We turned our backs on Catalonia and took a short break in the far south west this Easter. And the wind was definitely in from Africa, this wild and beautiful area of Atlantic Andalucia lived up to its reputation as the windiest corner of Spain (the right sort of wind, happy kite surfers!). It was easy to see how the wind influences the landscape, new windmills stretch across every hillside, the pine trees are squat and rounded, the sand blown half way up the hillsides to form Sahara like dunes (as my husband pointed out not unlike Ogmore in Wales where he used to play as a child, just substitute the view of Morocco for Port Talbot steel works and there you go!)
We stayed in Vejer de la Frontera a classic Andalucian hill top village, the sparkling white streets literally swept clean by the wind and the houses closed and secret. The sparse black and white of the architecture was perked up by fragrant orange trees and tiled courtyards filled with plants, spiky or succulent to survive the chilling winds and scorching summer sun. Vejer was recovering from its Easter festivities so was very quiet during the day, just the occasional burst of Flamenco from iron barred windows.

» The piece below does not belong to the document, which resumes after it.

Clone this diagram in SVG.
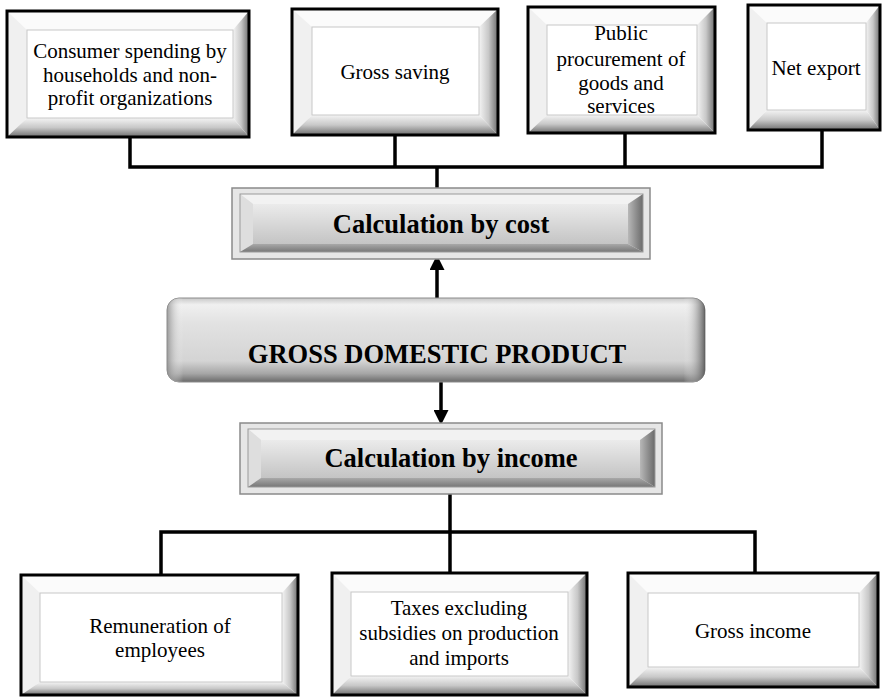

Our home for the week was one of Vejer's most atmospheric houses tucked away under the castle walls in the oldest part of the town. This very special and beautiful house owned by photographer Christina Wilson and journalist and broadcaster Robert Elms is in parts over 1000 years old, a tiny maze of whitewashed rooms, cobbled hallways and ancient steps built around a courtyard, simply furnished with great style and charm and plenty of Spain based reading material, six days was not enough!